News
July 15, 2014
SVGTU summer workshop begins

The President of the St Vincent and the Grenadines Teachers’ Union (SVGTU) urged all stakeholders within the educational system to “work together” to ensure the success of our nation’s children, at the opening of the organisation’s Summer Institute Workshop.{{more}}

Oswald Robinson, SVGTU president, delivered the feature address at the Peace Memorial Hall yesterday, July 14.

Robinson said: “We must collaborate; we must work together. No one party can achieve quality education. Colleagues, teachers, you are at the centre of this business of quality education.”

The workshop, which will run from July 14 – 25, is being implemented in collaboration with the Canadian Teachers’ Federation, the Ministry of Education and the Basic Needs Trust Fund.

It aims to improve teachers’ and participants’ professional development by exposing them to training in Early Childhood Education, Special Needs education and Trade Union matters.

“We are catering for the holistic development of children,” said Robinson. “We are developing a nation, we are developing a society… and it’s a process.”

He urged participants to remain focused on learning as much as they can from the workshops, and to not get sidetracked by trivial matters, so that they can apply their new skills to provide the best learning environment possible for students.

“When children get up in the morning they should be excited about wanting to be at school!” he enthused.

Robinson said that teachers need to understand and recognise that students learn at different rates, and to reflect this in their teaching plans.

Minister of Education Girlyn Miguel also pressed upon teachers/participants to recognise the important roles they play in students’ educational lives.

“I urge you to dedicate yourselves diligently to the task before you… do your jobs with pride,” she implored. “Always remember [that] a teacher touches eternity.”

Miguel reminded the participants that their role is to “ensure that the educational product which is offered to students creates the appropriate environment for the ideal to be induced.”

Maxine Geller, CTF team leader, explained that the Canadian organisation’s mandate is to “change the quality of education.” She further noted that even though educational standards have improved over the decades, there are still many challenges to be faced, and through its assistance, the CTF gives a voice to over 20,000 teachers across Africa, Asia, the Caribbean and Latin America.
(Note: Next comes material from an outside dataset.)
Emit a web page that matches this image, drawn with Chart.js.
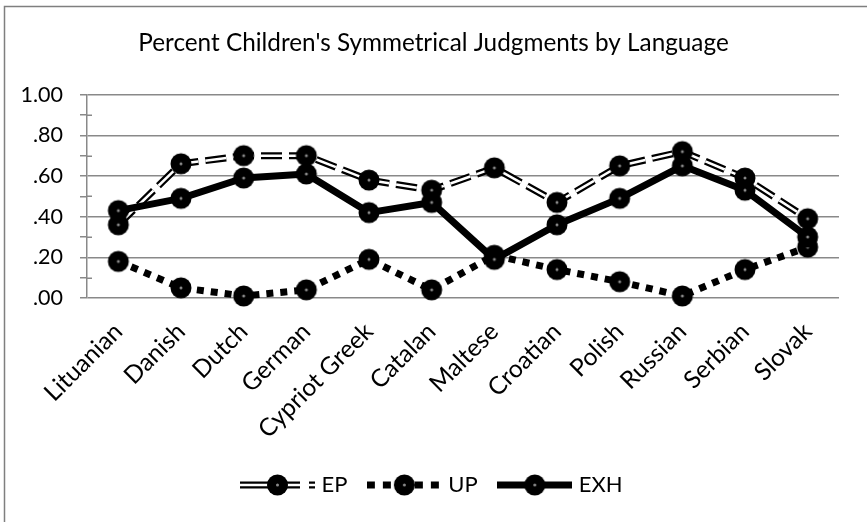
<!DOCTYPE html>
<html><head><meta charset="utf-8">
<script src="https://cdn.jsdelivr.net/npm/chart.js@4.4.1/dist/chart.umd.min.js"></script>
<style>html,body{margin:0;padding:0;background:#fff;}canvas{display:block;}</style>
</head><body>
<canvas id="c" width="867" height="522"></canvas>
<script>
const categories = ['Lituanian','Danish','Dutch','German','Cypriot Greek','Catalan','Maltese','Croatian','Polish','Russian','Serbian','Slovak'];
const epValues  = [0.36, 0.66, 0.70, 0.70, 0.58, 0.53, 0.64, 0.47, 0.65, 0.72, 0.59, 0.39];
const upValues  = [0.18, 0.05, 0.01, 0.04, 0.19, 0.04, 0.21, 0.14, 0.08, 0.01, 0.14, 0.25];
const exhValues = [0.43, 0.49, 0.59, 0.61, 0.42, 0.47, 0.19, 0.36, 0.49, 0.65, 0.53, 0.30];
const yTickLabels = ['.00', '.20', '.40', '.60', '.80', '1.00'];
const seriesNames = ['EP', 'UP', 'EXH'];
const chartTitle = "Percent Children's Symmetrical Judgments by Language";

const GRID = '#898989';
const FONT = 'Lato';
const PAD_BOTTOM = 16;
const PLOT_BOTTOM = 298;

function drawMarker(ctx, cx, cy) {
  ctx.beginPath(); ctx.arc(cx, cy, 10.5, 0, Math.PI * 2); ctx.fillStyle = '#000'; ctx.fill();
  ctx.beginPath(); ctx.arc(cx, cy, 1.5, 0, Math.PI * 2); ctx.fillStyle = '#8a8a8a'; ctx.fill();
}
function markerCanvas() {
  const c = document.createElement('canvas'); c.width = 24; c.height = 24;
  drawMarker(c.getContext('2d'), 12, 12); return c;
}
function legendSymbol(kind) {
  const c = document.createElement('canvas'); c.width = 75; c.height = 24;
  const g = c.getContext('2d'); const y = 12;
  g.lineCap = 'butt';
  if (kind === 'EP') {
    g.setLineDash([60, 9, 6, 100]);
    g.strokeStyle = '#000'; g.lineWidth = 7;
    g.beginPath(); g.moveTo(0, y); g.lineTo(75, y); g.stroke();
    g.strokeStyle = '#fff'; g.lineWidth = 2.5;
    g.beginPath(); g.moveTo(0, y); g.lineTo(75, y); g.stroke();
  } else if (kind === 'UP') {
    g.setLineDash([8, 8]);
    g.strokeStyle = '#000'; g.lineWidth = 7;
    g.beginPath(); g.moveTo(0, y); g.lineTo(75, y); g.stroke();
  } else {
    g.strokeStyle = '#000'; g.lineWidth = 7;
    g.beginPath(); g.moveTo(0, y); g.lineTo(75, y); g.stroke();
  }
  g.setLineDash([]);
  drawMarker(g, 37.5, y);
  return c;
}
const marker = markerCanvas();
const symbols = seriesNames.map(legendSymbol);

const framePlugin = {
  id: 'frame',
  beforeDraw(chart) {
    const ctx = chart.ctx;
    ctx.save();
    ctx.fillStyle = '#fff'; ctx.fillRect(0, 0, chart.width, chart.height);
    ctx.strokeStyle = '#7f7f7f'; ctx.lineWidth = 1.5;
    ctx.beginPath(); ctx.moveTo(4.5, chart.height); ctx.lineTo(4.5, 6.5); ctx.lineTo(chart.width, 6.5); ctx.stroke();
    ctx.restore();
  },
  beforeDatasetsDraw(chart) {
    const ctx = chart.ctx, ys = chart.scales.y, left = chart.chartArea.left;
    ctx.save(); ctx.strokeStyle = GRID; ctx.lineWidth = 1.5;
    ys.ticks.forEach(t => {
      if (Math.round(t.value * 10) % 2 === 1) {
        const py = Math.round(ys.getPixelForValue(t.value)) + 0.25;
        ctx.beginPath(); ctx.moveTo(left, py); ctx.lineTo(left + 5, py); ctx.stroke();
      }
    });
    ctx.restore();
  }
};

new Chart(document.getElementById('c'), {
  type: 'line',
  data: {
    labels: categories,
    datasets: [
      { label: 'EP outline', data: epValues, borderColor: '#000', borderWidth: 7, borderDash: [21, 7],
        borderCapStyle: 'butt', pointRadius: 0, order: 3, tension: 0, clip: false },
      { label: seriesNames[0], data: epValues, borderColor: '#fff', borderWidth: 2.5, borderDash: [21, 7],
        borderCapStyle: 'butt', pointStyle: marker, pointRadius: 10, order: 2, tension: 0, clip: false },
      { label: seriesNames[1], data: upValues, borderColor: '#000', borderWidth: 7, borderDash: [7, 7],
        borderCapStyle: 'butt', pointStyle: marker, pointRadius: 10, order: 1, tension: 0, clip: false },
      { label: seriesNames[2], data: exhValues, borderColor: '#000', borderWidth: 7, borderJoinStyle: 'round',
        pointStyle: marker, pointRadius: 10, order: 0, tension: 0, clip: false }
    ]
  },
  options: {
    responsive: false,
    devicePixelRatio: 1,
    animation: false,
    layout: { padding: { left: 0, right: 0, top: 0, bottom: PAD_BOTTOM } },
    plugins: {
      tooltip: { enabled: false },
      title: { display: true, text: chartTitle, color: '#000',
        font: { family: FONT, size: 24.3, weight: 'normal' }, padding: { top: 29, bottom: 36.5 } },
      legend: {
        position: 'bottom',
        labels: {
          usePointStyle: true, pointStyleWidth: 66, boxHeight: 22, padding: 24,
          color: '#000', font: { family: FONT, size: 22 },
          generateLabels: () => seriesNames.map((n, i) => ({
            text: n, pointStyle: symbols[i], fillStyle: '#000', strokeStyle: '#000',
            lineWidth: 0, hidden: false, datasetIndex: i + 1, fontColor: '#000'
          }))
        }
      }
    },
    scales: {
      x: {
        offset: true,
        grid: { display: false, drawTicks: false },
        border: { display: false },
        ticks: { autoSkip: false, minRotation: 45, maxRotation: 45, padding: 19, color: '#000',
          font: { family: FONT, size: 24.5 } },
        afterFit(s) { s.height = s.chart.height - PAD_BOTTOM - s.chart.legend.height - PLOT_BOTTOM; }
      },
      y: {
        min: 0, max: 1,
        border: { display: true, color: GRID, width: 1.5 },
        grid: {
          color: c => (Math.round(c.tick.value * 10) % 2 === 0 ? GRID : 'rgba(0,0,0,0)'),
          tickColor: GRID, tickLength: 7, lineWidth: 1.5
        },
        ticks: { stepSize: 0.1, autoSkip: false, padding: 17, color: '#000',
          font: { family: FONT, size: 21.5 },
          callback: v => { const k = Math.round(v * 10); return k % 2 === 0 ? yTickLabels[k / 2] : ''; } },
        afterFit(s) { s.width = 87; }
      },
      yRight: {
        position: 'right', display: true, min: 0, max: 1,
        grid: { display: false, drawTicks: false },
        border: { display: false },
        ticks: { display: false },
        afterFit(s) { s.width = 28; }
      }
    }
  },
  plugins: [framePlugin]
});
</script>
</body></html>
Also present was chief education officer Lou-Ann Gilchrist, who welcome the CTF and the BNTF and thanked them for their continued support in such pursuits.

Gilchrist also reinforced the words of Robinson and Miguel in pointing out how important teachers are to a student’s educational progress.

“Remember that all the training you receive ought to have a multiplier effect and ought to be done to benefit the students under your care,” she noted.

Wendy Bynoe, SVGTU public relations officer, gave opening remarks, during which she described teachers as the “most prominent agents in educational reform.”

“We ought to recognise education as a tool for equality and social justice,” she added.

Also present were Kenneth Douglas, BNTF representative, and Vibert Lampkin, SVGTU course director, who both gave brief remarks.